* Your task
Exactly the lines from the one containing "Recreate this image" through the one containing "(0,0) rectangle (523,479);" are to be returned, please, without any pictures.
START Exercise materials
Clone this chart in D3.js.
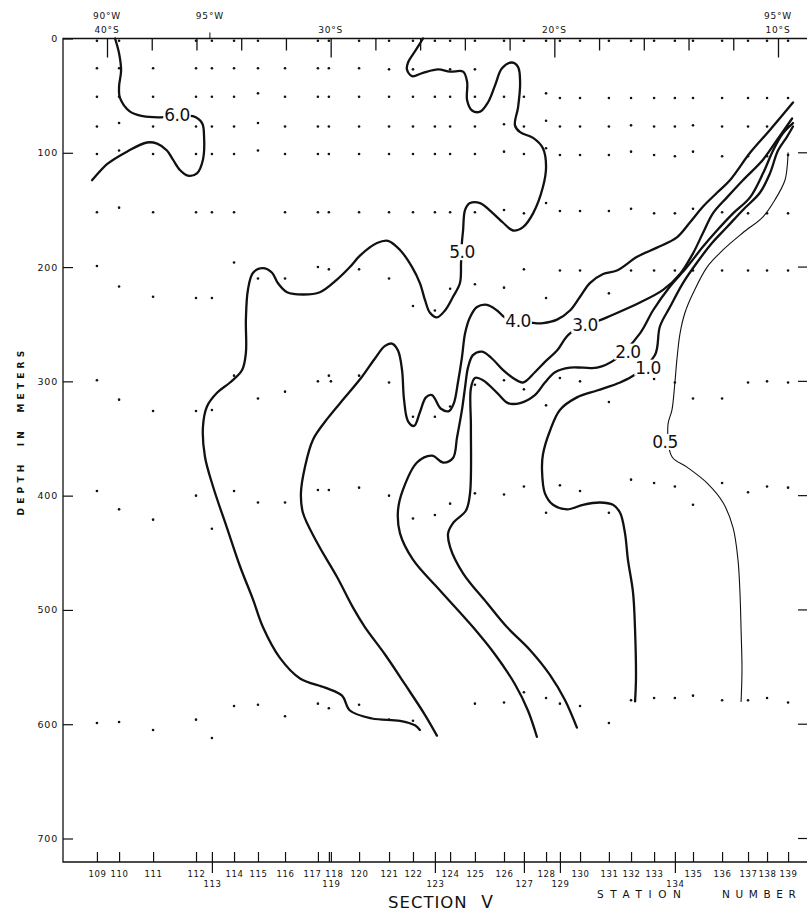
END Exercise materials
START Exercise materials
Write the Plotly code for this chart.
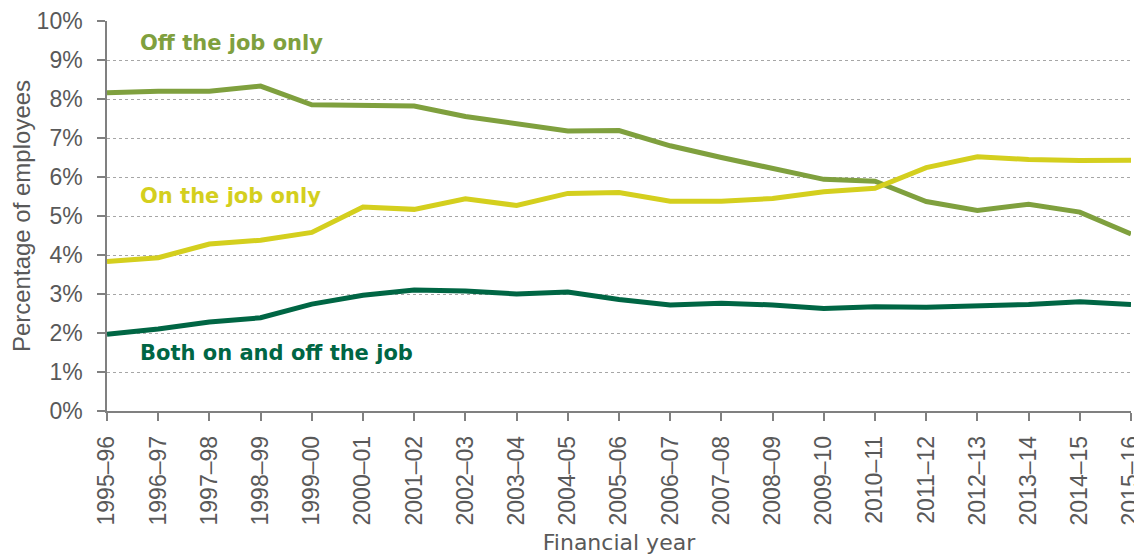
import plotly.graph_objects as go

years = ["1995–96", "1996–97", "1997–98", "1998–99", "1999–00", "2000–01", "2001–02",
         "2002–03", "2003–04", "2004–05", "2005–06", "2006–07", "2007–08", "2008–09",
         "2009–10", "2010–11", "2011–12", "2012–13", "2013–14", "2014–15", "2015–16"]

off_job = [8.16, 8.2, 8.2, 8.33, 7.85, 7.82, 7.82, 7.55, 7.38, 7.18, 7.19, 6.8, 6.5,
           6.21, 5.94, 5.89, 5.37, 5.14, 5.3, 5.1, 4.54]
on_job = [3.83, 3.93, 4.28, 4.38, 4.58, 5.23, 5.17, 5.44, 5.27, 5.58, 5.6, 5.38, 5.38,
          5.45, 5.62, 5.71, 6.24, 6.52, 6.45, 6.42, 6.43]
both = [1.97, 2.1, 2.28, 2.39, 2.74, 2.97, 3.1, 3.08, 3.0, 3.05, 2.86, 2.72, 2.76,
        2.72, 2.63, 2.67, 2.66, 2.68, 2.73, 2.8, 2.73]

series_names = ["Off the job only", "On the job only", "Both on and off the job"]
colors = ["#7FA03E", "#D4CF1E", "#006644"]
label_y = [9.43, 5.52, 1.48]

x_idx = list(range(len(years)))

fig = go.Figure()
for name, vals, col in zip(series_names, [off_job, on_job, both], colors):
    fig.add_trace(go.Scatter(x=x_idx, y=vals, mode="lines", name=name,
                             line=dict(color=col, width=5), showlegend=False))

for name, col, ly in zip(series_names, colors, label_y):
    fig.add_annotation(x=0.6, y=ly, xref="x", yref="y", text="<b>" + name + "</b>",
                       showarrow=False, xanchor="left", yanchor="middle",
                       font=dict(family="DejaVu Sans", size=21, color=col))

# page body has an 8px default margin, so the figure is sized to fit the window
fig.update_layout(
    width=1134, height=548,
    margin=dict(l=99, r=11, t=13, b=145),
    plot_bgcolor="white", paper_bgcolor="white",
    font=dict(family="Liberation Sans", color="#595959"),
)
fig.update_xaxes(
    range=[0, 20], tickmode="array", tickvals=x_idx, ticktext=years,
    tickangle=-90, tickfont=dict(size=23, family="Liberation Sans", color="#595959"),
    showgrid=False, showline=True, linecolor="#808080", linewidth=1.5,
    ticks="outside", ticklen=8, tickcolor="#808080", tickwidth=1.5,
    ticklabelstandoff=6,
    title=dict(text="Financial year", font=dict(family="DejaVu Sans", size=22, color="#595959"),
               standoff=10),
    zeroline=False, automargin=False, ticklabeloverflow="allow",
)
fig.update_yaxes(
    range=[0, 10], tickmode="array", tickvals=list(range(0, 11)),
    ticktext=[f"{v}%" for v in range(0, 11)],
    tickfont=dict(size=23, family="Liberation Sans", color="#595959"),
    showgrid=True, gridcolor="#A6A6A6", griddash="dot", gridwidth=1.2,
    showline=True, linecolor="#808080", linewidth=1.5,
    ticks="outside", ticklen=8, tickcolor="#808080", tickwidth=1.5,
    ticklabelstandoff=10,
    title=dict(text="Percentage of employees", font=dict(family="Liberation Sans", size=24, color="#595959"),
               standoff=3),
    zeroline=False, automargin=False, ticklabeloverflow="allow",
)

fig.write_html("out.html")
END Exercise materials
START Exercise materials
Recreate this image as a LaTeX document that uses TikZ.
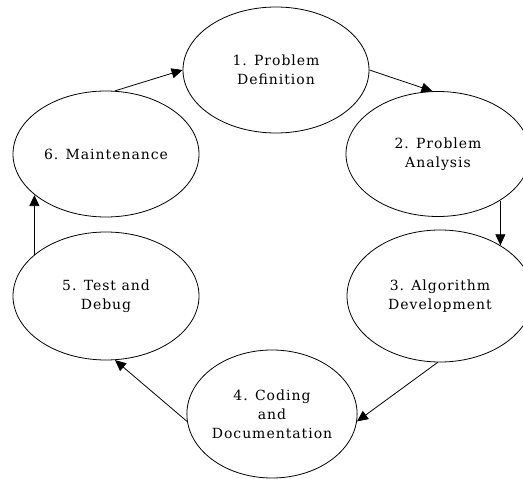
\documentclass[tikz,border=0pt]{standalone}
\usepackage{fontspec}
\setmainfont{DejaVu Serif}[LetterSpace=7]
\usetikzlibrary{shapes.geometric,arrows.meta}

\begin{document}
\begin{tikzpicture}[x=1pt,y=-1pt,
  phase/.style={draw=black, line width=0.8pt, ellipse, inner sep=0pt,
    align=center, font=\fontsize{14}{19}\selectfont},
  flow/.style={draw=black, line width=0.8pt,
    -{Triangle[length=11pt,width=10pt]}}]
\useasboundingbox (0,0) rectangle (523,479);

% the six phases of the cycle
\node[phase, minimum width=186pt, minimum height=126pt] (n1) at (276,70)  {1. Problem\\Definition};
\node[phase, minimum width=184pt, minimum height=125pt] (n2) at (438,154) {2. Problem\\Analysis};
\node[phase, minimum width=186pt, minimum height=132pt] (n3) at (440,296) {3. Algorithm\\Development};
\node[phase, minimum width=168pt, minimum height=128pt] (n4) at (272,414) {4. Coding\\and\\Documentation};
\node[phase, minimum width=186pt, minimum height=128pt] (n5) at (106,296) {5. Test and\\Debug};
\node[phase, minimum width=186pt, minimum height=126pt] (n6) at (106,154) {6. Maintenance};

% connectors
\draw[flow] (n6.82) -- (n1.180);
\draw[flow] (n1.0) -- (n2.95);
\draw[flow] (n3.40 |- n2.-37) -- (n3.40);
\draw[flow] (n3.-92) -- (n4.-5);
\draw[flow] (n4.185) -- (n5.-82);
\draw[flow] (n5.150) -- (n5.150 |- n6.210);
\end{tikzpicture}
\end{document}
END Exercise materials
* Response below
Recreate this image as a LaTeX document that uses TikZ.
\documentclass[tikz,border=0pt]{standalone}
\usepackage{fontspec}
\setmainfont{DejaVu Serif}[LetterSpace=7]
\usetikzlibrary{shapes.geometric,arrows.meta}

\begin{document}
\begin{tikzpicture}[x=1pt,y=-1pt,
  phase/.style={draw=black, line width=0.8pt, ellipse, inner sep=0pt,
    align=center, font=\fontsize{14}{19}\selectfont},
  flow/.style={draw=black, line width=0.8pt,
    -{Triangle[length=11pt,width=10pt]}}]
\useasboundingbox (0,0) rectangle (523,479);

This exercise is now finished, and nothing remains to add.